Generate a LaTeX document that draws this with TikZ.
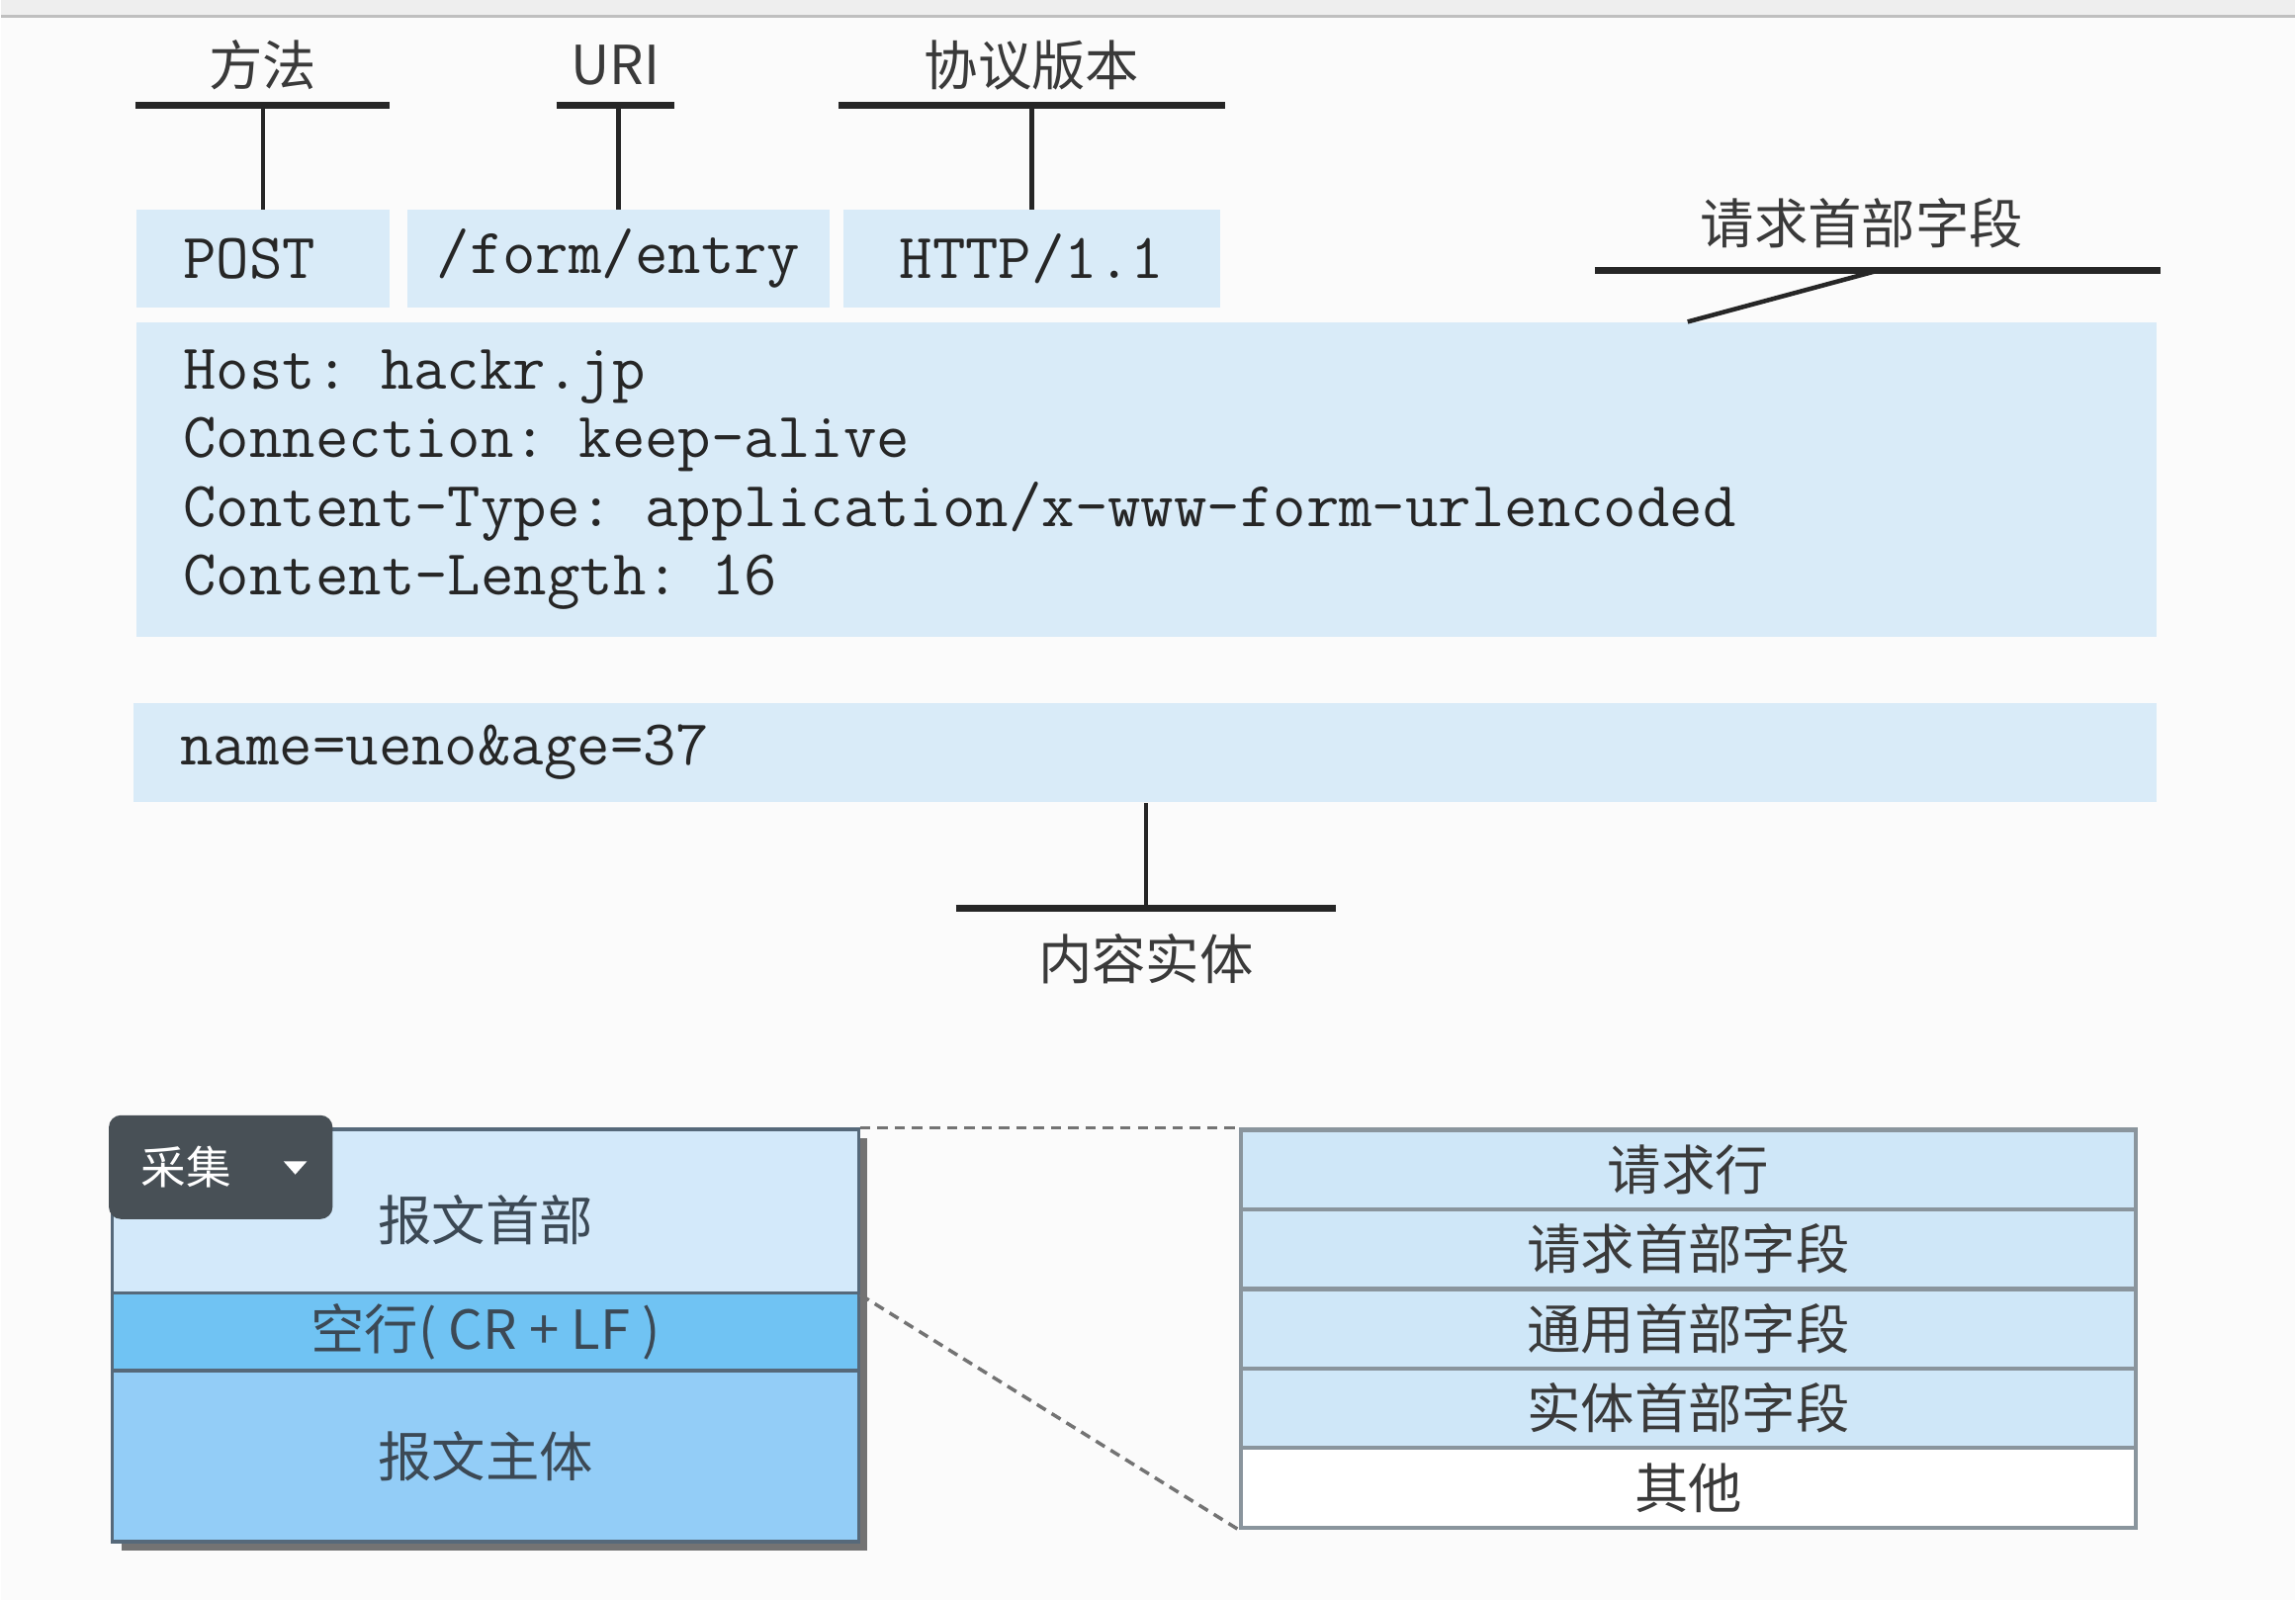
\documentclass[tikz,border=0pt]{standalone}
\usepackage{fontspec}
\setmainfont{Noto Sans CJK SC}
\newfontfamily\cjk{Noto Sans CJK SC}
\newfontfamily\msgmono{Latin Modern Mono}
\usepackage{tikz}
\usetikzlibrary{positioning, shadows, calc}
\definecolor{pagebg}{HTML}{FBFBFB}
\definecolor{stripcol}{HTML}{EEEEEE}
\definecolor{cellblue}{HTML}{D9EBF8}
\definecolor{inkcol}{HTML}{3A3A3A}
\definecolor{headblue}{HTML}{D3E9FA}
\definecolor{crlfblue}{HTML}{70C3F3}
\definecolor{bodyblue}{HTML}{93CDF7}
\definecolor{framecol}{HTML}{56697A}
\definecolor{rowframe}{HTML}{8A959D}
\definecolor{rowblue}{HTML}{CFE7F8}
\definecolor{btncol}{HTML}{485056}
\newlength{\px}
\setlength{\px}{0.014809cm}
\tikzset{
  % light blue cell of the sample request
  msgcell/.style={fill=cellblue, inner sep=0pt, anchor=north west,
                  font=\msgmono\fontsize{18.5}{19.8}\selectfont, text=black!85},
  % caption sitting on a black bar
  calllabel/.style={inner sep=0pt, font=\cjk\fontsize{15.5}{18}\selectfont, text=inkcol},
  calloutbar/.style={line width=2pt, black!85},
  calloutstem/.style={line width=1.3pt, black!85},
  % blocks of the message layout
  msgblock/.style={draw=framecol, line width=0.9pt, fill=#1, inner sep=0pt,
                   anchor=north west, minimum width=510\px,
                   font=\cjk\fontsize{15.5}{18}\selectfont, text=framecol!70!black,
                   drop shadow={shadow xshift=2.5pt, shadow yshift=-2.5pt,
                                fill=black!55, opacity=1}},
  fieldrow/.style={draw=rowframe, line width=1.2pt, fill=#1, anchor=north west,
                   inner sep=0pt, minimum width=612\px, minimum height=54.4\px,
                   font=\cjk\fontsize{15.5}{18}\selectfont, text=inkcol},
  zoomline/.style={dash pattern=on 3pt off 2pt, line width=1pt, black!55},
  btnbox/.style={fill=btncol, rounded corners=3.5pt, anchor=north west, inner ysep=0pt,
                 inner xsep=22\px, text width=109\px, minimum height=71\px,
                 align=left, font=\cjk\fontsize{13}{15}\selectfont, text=white},
}

\begin{document}
\begin{tikzpicture}[x=0.014809cm, y=-0.014809cm]
  \fill[pagebg] (0,0) rectangle (1568,1094);
  \fill[stripcol] (0,0) rectangle (1568,11);
  \draw[black!25, line width=0.8pt] (0,11) -- (1568,11);
  \useasboundingbox (0,0) rectangle (1568,1094);

  % request line
  \node[msgcell, minimum width=173\px, minimum height=67\px, text width=109\px,
        inner xsep=32\px, align=left] (post) at (92,143) {POST};
  \node[msgcell, minimum width=289\px, minimum height=67\px] (uri) at (277,143) {/form/entry};
  \node[msgcell, minimum width=258\px, minimum height=67\px] (ver) at (575,143) {HTTP/1.1};

  % header fields
  \node[msgcell, minimum height=215\px, text width=1317\px, inner xsep=32\px,
        align=left] (hdr) at (92,220)
    {Host: hackr.jp\\Connection: keep-alive\\
     Content-Type: application/x-www-form-urlencoded\\Content-Length: 16};

  % entity body
  \node[msgcell, minimum height=68\px, text width=1319\px, inner xsep=32\px,
        align=left] (body) at (90,480) {name=ueno\&age=37};

  % captions over the request line
  \node[calllabel, minimum width=173\px, minimum height=54\px, anchor=south] (mlab) at (178.5,72) {方法};
  \node[calllabel, minimum width=80\px, minimum height=54\px, anchor=south] (ulab) at (420,72) {URI};
  \node[calllabel, minimum width=263\px, minimum height=54\px, anchor=south] (vlab) at (704.5,72) {协议版本};
  \foreach \lab/\cell in {mlab/post, ulab/uri, vlab/ver} {
    \draw[calloutbar] (\lab.south west) -- (\lab.south east);
    \draw[calloutstem] (\cell.north) -- (\cell.north |- \lab.south);
  }

  % caption of the header fields
  \node[calllabel, minimum width=386\px, minimum height=64\px, anchor=south] (hlab) at (1283,185)
    {\hspace*{-22\px}请求首部字段};
  \coordinate (htip) at (1153,220);
  \draw[calloutbar] (hlab.south west) -- (hlab.south east);
  \draw[calloutstem] (hlab.south) -- (htip);

  % caption of the body
  \node[calllabel, minimum width=259\px, minimum height=68\px, anchor=north] (blab) at (782.5,621) {内容实体};
  \draw[calloutbar] (blab.north west) -- (blab.north east);
  \draw[calloutstem] (blab.north) -- (blab.north |- body.south);

  % message layout
  \node[msgblock=headblue, minimum height=112\px] (msghead) at (75,771)
    {\raisebox{-20\px}[0pt][0pt]{报文首部}};
  \node[msgblock=crlfblue, minimum height=53\px] (crlf) at (75,883) {空行( CR + LF )};
  \node[msgblock=bodyblue, minimum height=117\px] (msgbody) at (75,936) {报文主体};

  % dropdown button
  \node[btnbox] (btn) at (73,762) {采集};
  \fill[white] ([shift={(-34,-4)}]btn.east) -- ([shift={(-18,-4)}]btn.east)
    -- ([shift={(-26,5)}]btn.east) -- cycle;

  % header fields in detail
  \foreach \i/\txt/\col in {0/请求行/rowblue, 1/请求首部字段/rowblue,
                            2/通用首部字段/rowblue, 3/实体首部字段/rowblue, 4/其他/white}
    \node[fieldrow=\col] (row\i) at (846,{771+54.4*\i}) {\txt};

  \draw[zoomline] (msghead.north east) -- (row0.north west);
  \draw[zoomline] (msghead.south east) -- (row4.south west);
\end{tikzpicture}
\end{document}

· · ·

• [Given instruction] Transcribe all the lines above exactly, apart from the pictures.

• [Reply]
Generate a LaTeX document that draws this with TikZ.
\documentclass[tikz,border=0pt]{standalone}
\usepackage{fontspec}
\setmainfont{Noto Sans CJK SC}
\newfontfamily\cjk{Noto Sans CJK SC}
\newfontfamily\msgmono{Latin Modern Mono}
\usepackage{tikz}
\usetikzlibrary{positioning, shadows, calc}
\definecolor{pagebg}{HTML}{FBFBFB}
\definecolor{stripcol}{HTML}{EEEEEE}
\definecolor{cellblue}{HTML}{D9EBF8}
\definecolor{inkcol}{HTML}{3A3A3A}
\definecolor{headblue}{HTML}{D3E9FA}
\definecolor{crlfblue}{HTML}{70C3F3}
\definecolor{bodyblue}{HTML}{93CDF7}
\definecolor{framecol}{HTML}{56697A}
\definecolor{rowframe}{HTML}{8A959D}
\definecolor{rowblue}{HTML}{CFE7F8}
\definecolor{btncol}{HTML}{485056}
\newlength{\px}
\setlength{\px}{0.014809cm}
\tikzset{
  % light blue cell of the sample request
  msgcell/.style={fill=cellblue, inner sep=0pt, anchor=north west,
                  font=\msgmono\fontsize{18.5}{19.8}\selectfont, text=black!85},
  % caption sitting on a black bar
  calllabel/.style={inner sep=0pt, font=\cjk\fontsize{15.5}{18}\selectfont, text=inkcol},
  calloutbar/.style={line width=2pt, black!85},
  calloutstem/.style={line width=1.3pt, black!85},
  % blocks of the message layout
  msgblock/.style={draw=framecol, line width=0.9pt, fill=#1, inner sep=0pt,
                   anchor=north west, minimum width=510\px,
                   font=\cjk\fontsize{15.5}{18}\selectfont, text=framecol!70!black,
                   drop shadow={shadow xshift=2.5pt, shadow yshift=-2.5pt,
                                fill=black!55, opacity=1}},
  fieldrow/.style={draw=rowframe, line width=1.2pt, fill=#1, anchor=north west,
                   inner sep=0pt, minimum width=612\px, minimum height=54.4\px,
                   font=\cjk\fontsize{15.5}{18}\selectfont, text=inkcol},
  zoomline/.style={dash pattern=on 3pt off 2pt, line width=1pt, black!55},
  btnbox/.style={fill=btncol, rounded corners=3.5pt, anchor=north west, inner ysep=0pt,
                 inner xsep=22\px, text width=109\px, minimum height=71\px,
                 align=left, font=\cjk\fontsize{13}{15}\selectfont, text=white},
}

\begin{document}
\begin{tikzpicture}[x=0.014809cm, y=-0.014809cm]
  \fill[pagebg] (0,0) rectangle (1568,1094);
  \fill[stripcol] (0,0) rectangle (1568,11);
  \draw[black!25, line width=0.8pt] (0,11) -- (1568,11);
  \useasboundingbox (0,0) rectangle (1568,1094);

  % request line
  \node[msgcell, minimum width=173\px, minimum height=67\px, text width=109\px,
        inner xsep=32\px, align=left] (post) at (92,143) {POST};
  \node[msgcell, minimum width=289\px, minimum height=67\px] (uri) at (277,143) {/form/entry};
  \node[msgcell, minimum width=258\px, minimum height=67\px] (ver) at (575,143) {HTTP/1.1};

  % header fields
  \node[msgcell, minimum height=215\px, text width=1317\px, inner xsep=32\px,
        align=left] (hdr) at (92,220)
    {Host: hackr.jp\\Connection: keep-alive\\
     Content-Type: application/x-www-form-urlencoded\\Content-Length: 16};

  % entity body
  \node[msgcell, minimum height=68\px, text width=1319\px, inner xsep=32\px,
        align=left] (body) at (90,480) {name=ueno\&age=37};

  % captions over the request line
  \node[calllabel, minimum width=173\px, minimum height=54\px, anchor=south] (mlab) at (178.5,72) {方法};
  \node[calllabel, minimum width=80\px, minimum height=54\px, anchor=south] (ulab) at (420,72) {URI};
  \node[calllabel, minimum width=263\px, minimum height=54\px, anchor=south] (vlab) at (704.5,72) {协议版本};
  \foreach \lab/\cell in {mlab/post, ulab/uri, vlab/ver} {
    \draw[calloutbar] (\lab.south west) -- (\lab.south east);
    \draw[calloutstem] (\cell.north) -- (\cell.north |- \lab.south);
  }

  % caption of the header fields
  \node[calllabel, minimum width=386\px, minimum height=64\px, anchor=south] (hlab) at (1283,185)
    {\hspace*{-22\px}请求首部字段};
  \coordinate (htip) at (1153,220);
  \draw[calloutbar] (hlab.south west) -- (hlab.south east);
  \draw[calloutstem] (hlab.south) -- (htip);

  % caption of the body
  \node[calllabel, minimum width=259\px, minimum height=68\px, anchor=north] (blab) at (782.5,621) {内容实体};
  \draw[calloutbar] (blab.north west) -- (blab.north east);
  \draw[calloutstem] (blab.north) -- (blab.north |- body.south);

  % message layout
  \node[msgblock=headblue, minimum height=112\px] (msghead) at (75,771)
    {\raisebox{-20\px}[0pt][0pt]{报文首部}};
  \node[msgblock=crlfblue, minimum height=53\px] (crlf) at (75,883) {空行( CR + LF )};
  \node[msgblock=bodyblue, minimum height=117\px] (msgbody) at (75,936) {报文主体};

  % dropdown button
  \node[btnbox] (btn) at (73,762) {采集};
  \fill[white] ([shift={(-34,-4)}]btn.east) -- ([shift={(-18,-4)}]btn.east)
    -- ([shift={(-26,5)}]btn.east) -- cycle;

  % header fields in detail
  \foreach \i/\txt/\col in {0/请求行/rowblue, 1/请求首部字段/rowblue,
                            2/通用首部字段/rowblue, 3/实体首部字段/rowblue, 4/其他/white}
    \node[fieldrow=\col] (row\i) at (846,{771+54.4*\i}) {\txt};

  \draw[zoomline] (msghead.north east) -- (row0.north west);
  \draw[zoomline] (msghead.south east) -- (row4.south west);
\end{tikzpicture}
\end{document}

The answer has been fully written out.